Researchers at Johns Hopkins Medicine have developed a technique that transports therapeutic stem cells in a multilayer microcapsule that both protects the cells from immune system attack and enables them to be seen in x-ray images. Study results were presented yesterday at a Late-Breaking Emerging Technologies and Innovations session at the American College of Cardiology annual meeting in New Orleans.
The stem cell activity is visible through the use of microcapsules called XCaps.

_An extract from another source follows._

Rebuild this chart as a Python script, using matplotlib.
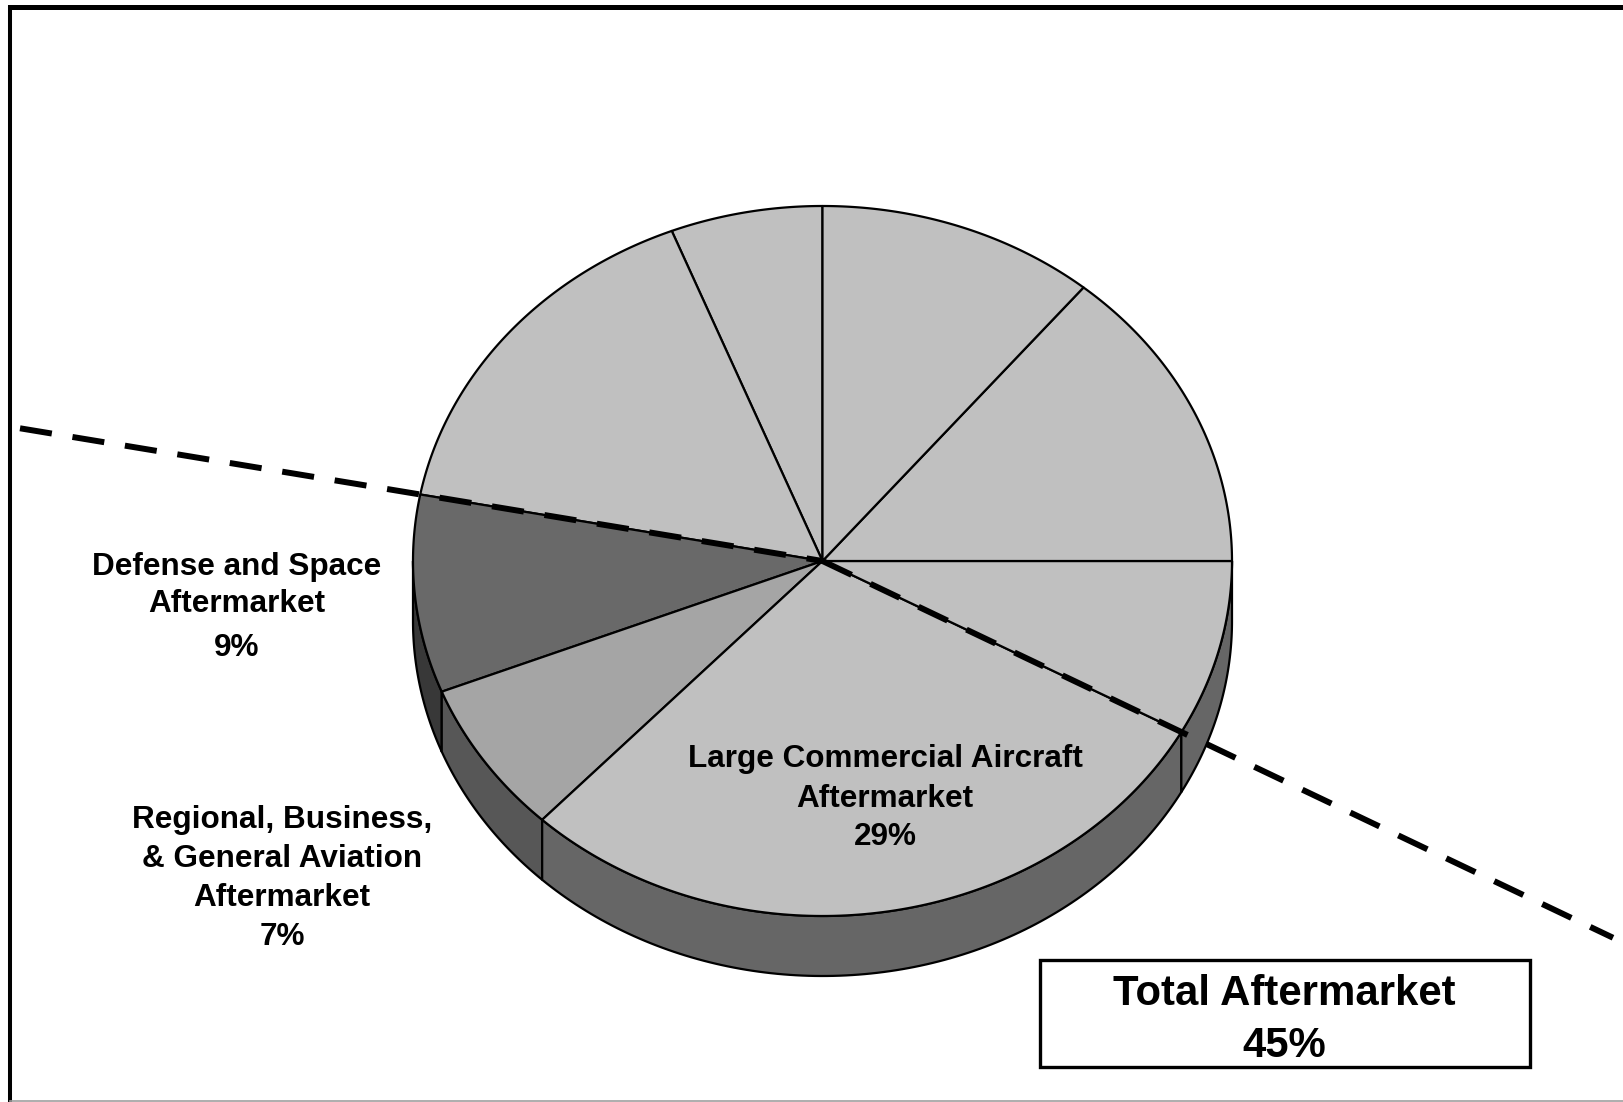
import numpy as np
import matplotlib
matplotlib.use("Agg")
import matplotlib.pyplot as plt
from matplotlib.patches import Polygon, Rectangle

plt.rcParams['font.family'] = ['Liberation Sans', 'DejaVu Sans']

# ---- data: share of revenue by segment, counter-clockwise from 12 o'clock ----
shares = [6, 16, 9, 7, 29, 8, 14, 11]
segment_names = [
    None,
    None,
    "Defense and Space\nAftermarket",
    "Regional, Business,\n& General Aviation\nAftermarket",
    "Large Commercial Aircraft\nAftermarket",
    None,
    None,
    None,
]
total_title = "Total Aftermarket"

# ---- styles ----
top_colors = ["#c0c0c0", "#c0c0c0", "#696969", "#a5a5a5",
              "#c0c0c0", "#c0c0c0", "#c0c0c0", "#c0c0c0"]
side_shade = 0.53

# ---- layout (pixel units of the canvas) ----
W, H = 1623, 1102
CX, CY = 822.5, 561.0       # pie centre
RX, RY = 409.5, 355.0       # elliptical radii of the top face
DEPTH = 60.0                # thickness of the pie
START = 90.0

# label anchors: (x centre, first baseline, line step, percent baseline)
label_layout = {
    2: (237, 575, 37, 656),
    3: (282, 828, 39, 945),
    4: (885, 767, 40, 845),
}

fig = plt.figure(figsize=(W / 100, H / 100), dpi=100)
ax = fig.add_axes([0, 0, 1, 1])
ax.set_xlim(0, W)
ax.set_ylim(H, 0)
ax.axis("off")


def pt(angle_deg, dy=0.0):
    a = np.radians(angle_deg)
    return CX + RX * np.cos(a), CY - RY * np.sin(a) + dy


def arc(a1, a2, dy=0.0, n=120):
    t = np.radians(np.linspace(a1, a2, n))
    return np.column_stack([CX + RX * np.cos(t), CY - RY * np.sin(t) + dy])


def shade(hex_color, f):
    rgb = np.array(matplotlib.colors.to_rgb(hex_color)) * f
    return tuple(rgb)


bounds = START + 360.0 * np.concatenate([[0], np.cumsum(shares)]) / sum(shares)

# side walls of the front half of the pie
for i in range(len(shares)):
    a1, a2 = max(bounds[i], 180.0), min(bounds[i + 1], 360.0)
    if a2 <= a1:
        continue
    top = arc(a1, a2)
    bottom = arc(a1, a2, dy=DEPTH)[::-1]
    ax.add_patch(Polygon(np.vstack([top, bottom]), closed=True,
                         facecolor=shade(top_colors[i], side_shade),
                         edgecolor="black", linewidth=1.6, joinstyle="round"))

# top face wedges
for i in range(len(shares)):
    pts = np.vstack([[CX, CY], arc(bounds[i], bounds[i + 1])])
    ax.add_patch(Polygon(pts, closed=True, facecolor=top_colors[i],
                         edgecolor="black", linewidth=1.6, joinstyle="round"))

# dashed divider between aftermarket and the remaining segments
labelled = [i for i, n in enumerate(segment_names) if n]
a_left = bounds[min(labelled)]
a_right = bounds[max(labelled) + 1]
dash = dict(color="black", linewidth=4.3, linestyle=(0, (5.4, 3.5)),
            dash_capstyle="butt", solid_capstyle="butt")
for ang, x_end in ((a_left, 20.0), (a_right, 1613.0)):
    ex, ey = pt(ang)
    t = (x_end - CX) / (ex - CX)
    y_end = CY + t * (ey - CY)
    if x_end < CX:
        ax.plot([x_end, CX], [y_end, CY], **dash)
    else:
        ax.plot([CX, x_end], [CY, y_end], **dash)

# segment labels
for i, (x, y0, step, yp) in label_layout.items():
    for k, line in enumerate(segment_names[i].split("\n")):
        ax.text(x, y0 + k * step, line, ha="center", va="baseline",
                fontsize=22.7, fontweight="bold", color="black")
    ax.text(x, yp, f"{shares[i]}%", ha="center", va="baseline",
            fontsize=22.7, fontweight="bold", color="black")

# total aftermarket box
total = sum(shares[i] for i in labelled)
ax.add_patch(Rectangle((1040, 960), 490, 107, facecolor="white",
                       edgecolor="black", linewidth=2.4))
ax.text(1284, 1005, total_title, ha="center", va="baseline",
        fontsize=30.2, fontweight="bold", color="black")
ax.text(1284, 1057, f"{total}%", ha="center", va="baseline",
        fontsize=30.2, fontweight="bold", color="black")

# outer frame
ax.plot([8, W], [6.5, 6.5], color="black", linewidth=3.6, solid_capstyle="butt")
ax.plot([10.3, 10.3], [4.5, H], color="black", linewidth=2.9, solid_capstyle="butt")
ax.plot([10, W], [1101, 1101], color="#a0a0a0", linewidth=1.2)

fig.savefig("out.png", dpi=100, facecolor="white")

This technique has thus far only been performed in rabbits.
"In acute ischemia, you don't have the luxury of taking stem cells from the body and waiting two to three weeks to culture and expand them in the laboratory," said Dara L. Kraitchman, VMD, PhD, an associate professor of radiology at The Johns Hopkins University School of Medicine in Baltimore. "Ideally, we'd like to be able to take donor cells off the shelf, make them x-ray visible, protect them from the immune system, and deliver them precisely where we want them to be."
The XCaps are coated with alginate, a compound that provokes little immune response; barium a contrast agent; and poly-L-lysine, which holds the microcapsule together.
The researchers replicated the effects of severe peripheral arterial disease in 13 female rabbits by inserting a platinum coil in the artery supplying blood to the hind limbs of the animals. The rabbits were then injected with the caps in various scenarios. XCaps were visible on X-ray both immediately after injection and at two weeks, allowing the researchers to monitor the delivery and disposition of the XCaps.
"The nice thing about XCaps is that you can see each individual capsule very clearly on x-ray," said Dr. Kenyatta Cosby, a postdoctoral fellow at Johns Hopkins. "We also observed no accumulation of fibrous material around the capsules, which suggests a minimal immune response."
“Since XCaps can be made using FDA-approved clinical-grade compounds, they represent the first potentially biocompatible therapy that will enable X-ray visualization of stem cells to assist in targeting cellular therapeutics,” Kraitchman said.